Des innovations techniques pourraient également émerger pour répondre à ces préoccupations. Des systèmes de reconnaissance faciale avec “privacy by design” pourraient être développés, où les données biométriques seraient chiffrées de manière à ne pouvoir être utilisées que dans des circonstances strictement définies et avec autorisation judiciaire.

Cette controverse pourrait aussi sensibiliser le grand public aux enjeux de la vie privée à l’ère numérique, créant une pression citoyenne pour des réformes. Les jeunes générations, particulièrement sensibles à ces questions, pourraient devenir les architectes d’un nouveau contrat social numérique où la technologie servirait véritablement l’intérêt général.

Finalement, cette affaire pourrait catalyser l’innovation dans les technologies de contre-surveillance, permettant aux citoyens de se protéger contre les abus potentiels. Des solutions comme les masques anti-reconnaissance faciale ou les applications de brouillage biométrique pourraient devenir accessibles au grand public, créant un équilibre des pouvoirs dans l’espace numérique.

Point de vue pessimiste

L’affaire Clearview AI n’est que la partie visible d’un iceberg bien plus menaçant. Ce que nous voyons aujourd’hui n’est que le début d’un système de surveillance omniprésent qui transformera fondamentalement notre société, et pas pour le mieux.

La reconnaissance faciale n’est qu’une technologie parmi d’autres dans l’arsenal de surveillance moderne. La reconnaissance de la démarche, l’analyse comportementale, la surveillance des médias sociaux et bien d’autres technologies convergent pour créer un système où chaque mouvement, chaque expression et chaque relation pourront être analysés et potentiellement utilisés contre nous.

L’histoire nous enseigne que les technologies de surveillance, une fois déployées, ne sont jamais véritablement limitées ou retirées. Elles ne font que s’étendre. Les promesses de régulation sont généralement vidées de leur substance par des exceptions toujours plus nombreuses au nom de la sécurité nationale ou de la lutte contre le crime.

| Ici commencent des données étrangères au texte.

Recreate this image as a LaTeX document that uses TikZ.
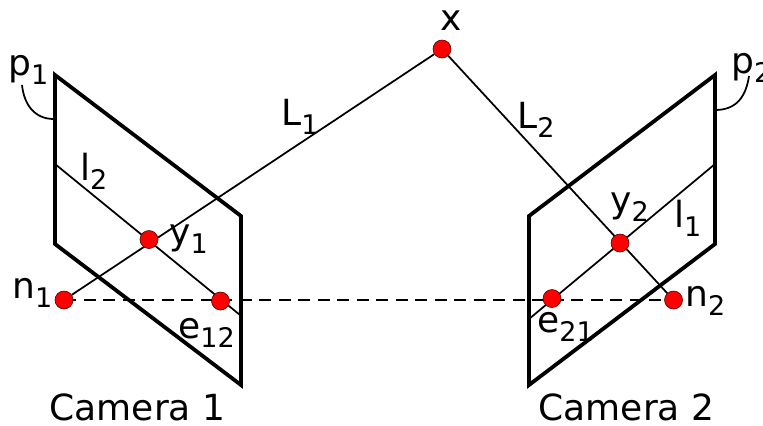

Plus inquiétant encore, ces technologies créent une asymétrie de pouvoir fondamentale entre les citoyens et l’État, ou entre les citoyens et les grandes entreprises technologiques. Cette asymétrie érode les fondements mêmes de la démocratie, qui repose sur un certain équilibre des pouvoirs.

Dans ce contexte, les divisions politiques actuelles jouent parfaitement le jeu des promoteurs de ces technologies. Pendant que nous débattons de qui devrait contrôler ces outils, leur déploiement se poursuit inexorablement. Chaque camp politique accepte temporairement les abus lorsqu’ils visent leurs adversaires, ne réalisant pas qu’ils légitiment ainsi un système qui finira par les affecter tous.

À terme, nous risquons de nous retrouver dans une société où la dissidence politique, quelle qu’elle soit, devient pratiquement impossible face à des systèmes capables d’identifier, de suivre et de cibler n’importe quel individu en temps réel. Ce n’est pas un scénario de science-fiction, mais la trajectoire actuelle de nos sociétés si nous n’agissons pas rapidement et collectivement.